China’s benchmark stock index fell almost 6 per cent on Monday, dropping through the 3,000 point level and extending two weeks of falling prices that have wiped out two months of gains.
The drop was the largest in percentage terms in nine months and appears to reflect concern over government efforts to rein in bank lending that has been diverted to the country’s stock and property markets amid an unprecedented credit boom.
The Shanghai Composite index, China’s most-watched benchmark, fell 5.8 per cent to 2,871 on Monday, a drop of more than 17 per cent from the peak it reached on August 4, when the market was up 91 per cent for the year.
The index is up 58 per cent from the start of the year but is still far below the levels it reached in late 2007, when it topped 6,090.
The market appeared to ignore an attempt by China’s top securities regulator on Friday to boost sagging stock prices with supportive comments.
Such verbal interventions from senior leaders have often roused the market in the past but on Monday more than 100 Shanghai-listed companies fell by their 10 per cent daily limit. Turnover in Shanghai was also subdued, falling to about half the level seen two weeks ago when prices were rising.

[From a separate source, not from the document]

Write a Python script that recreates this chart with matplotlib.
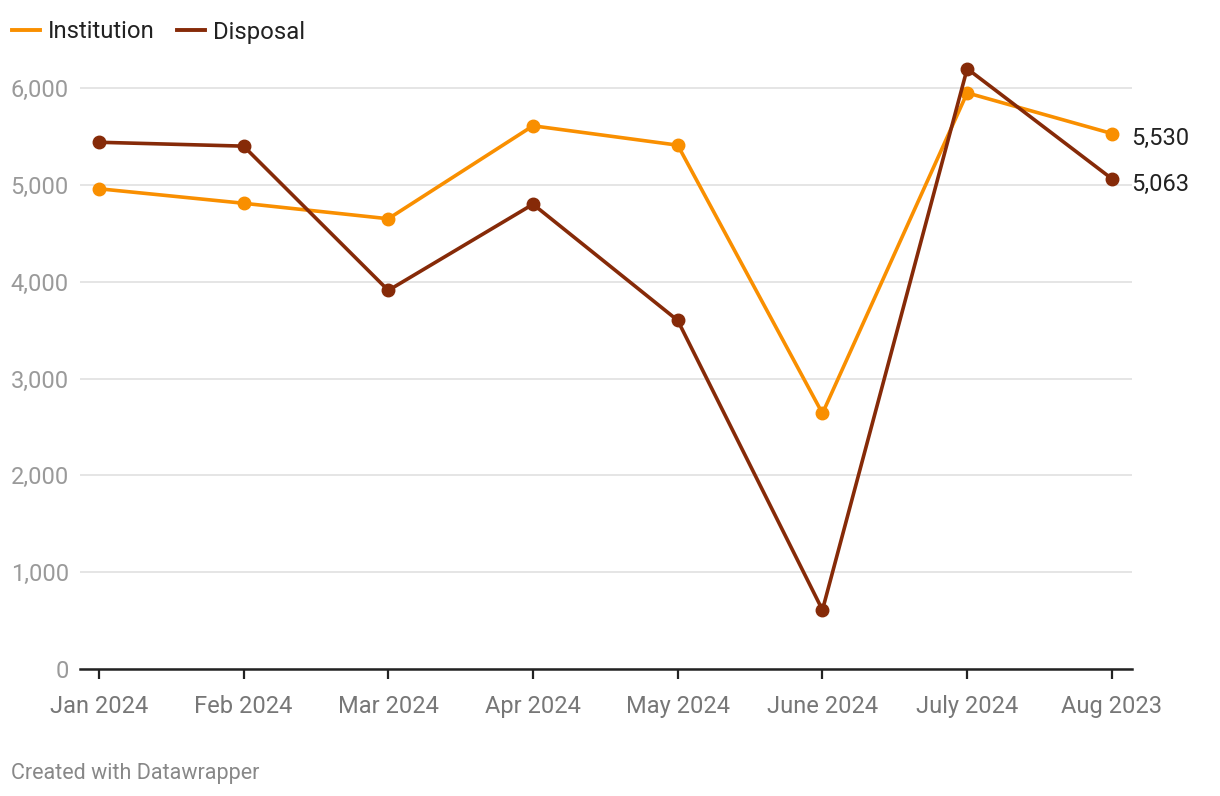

In June, Beijing lifted a nine-month ban on new share sales, precipitating a flood of new applications for initial public offerings and secondary share issuances from mostly state-owned companies.
That has added to concerns about fresh supply, just as the government moves to rein in the flood of liquidity that has driven prices up this year.
In the first half of the year, Chinese banks added Rmb7,370bn ($1,078bn) in new loans to their books, triple the amount extended in the same period a year earlier. Most of the loans went to large state-controlled enterprises and by some estimates as much as half of the money found its way into real estate, stock markets or other financial assets.
Last month, the central bank ordered the country’s largest banks to slow lending growth and the banking regulator introduced stricter regulations to try and ensure new loans were directed to the real economy rather than speculative activity.
Bank lending in July fell 77 per cent from a month earlier to Rmb356bn, the lowest amount of new loans since October, raising fears that the flood of easy credit is now receding.
The specific trigger for Monday’s plunge might also have been disappointment in data on Friday showing US consumer confidence has not recovered, according to Jerry Lou, China equity strategist at Morgan Stanley.
Without a rebound in US demand for Chinese exports, many economists believe it will be hard for China to sustain a strong economic recovery.